As I work in the yard, I stick to the following maxim: Whatever grows in our yard, stays in our yard—kind of like Las Vegas, but seedy in a different way. Unraked leaves provide shelter for caterpillars, long grasses become mulch once dried out, dead branches offer shelter for birds and bees and so on. Why toss all of this stuff only to go out and spend hard-earned cash on commercial versions?
The native plants I’ve adopted—so far
So far, I’ve planted two tiny Coast Live Oaks. If I do nothing else in my yard, I have improved it (assuming my trees survive!). Among the most important plants for wildlife, oaks support hundreds of types of caterpillars. I’ve also planted milkweed, hummingbird sage, goldenrod, sagebrush (cowboy cologne), asters and California wildroses.

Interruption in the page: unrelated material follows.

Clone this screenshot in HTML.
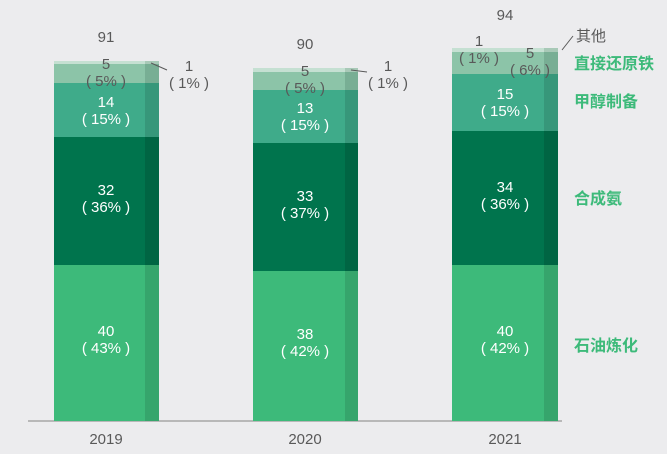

I’ve planted most of these in multiple spots to determine which native plants do best where. While the backyard milkweed plants, for example, look healthier than those in the front, the cowboy sage has doubled in size in the front in a little over a month. In the back, it looks quite sad. The wildrose I planted in the “formerly known as lawn” dwarfs the wildrose a few yards away in the flower bed.
Week 7: Recruit your neighbors to plant natives
After my native plants have grown a bit, I’ll post a picture of them on Nextdoor, offer a couple of plants to neighbors (I grew extra milkweed to give away) and mention Homegrown National Park. I hope to persuade at least a couple of neighbors to plant more natives. If you live in an HOA, bring native plants up at a meeting. Going to a block party? Bring some native plants or seeds. We have a wonderful community garden, with monthly plant shares—another good venue for spreading native love. Find a community garden here.
Week 8: Get your yard on the Homegrown National Park map!
Congratulations! You made it! Get your garden on the map here. At the time of writing this blog post, the Homegrown National Park map included 15,918 entries. I hope this challenge adds a few more. If you take the challenge and add your yard, please let me know about it. Together, let’s join the largest conservation project ever attempted!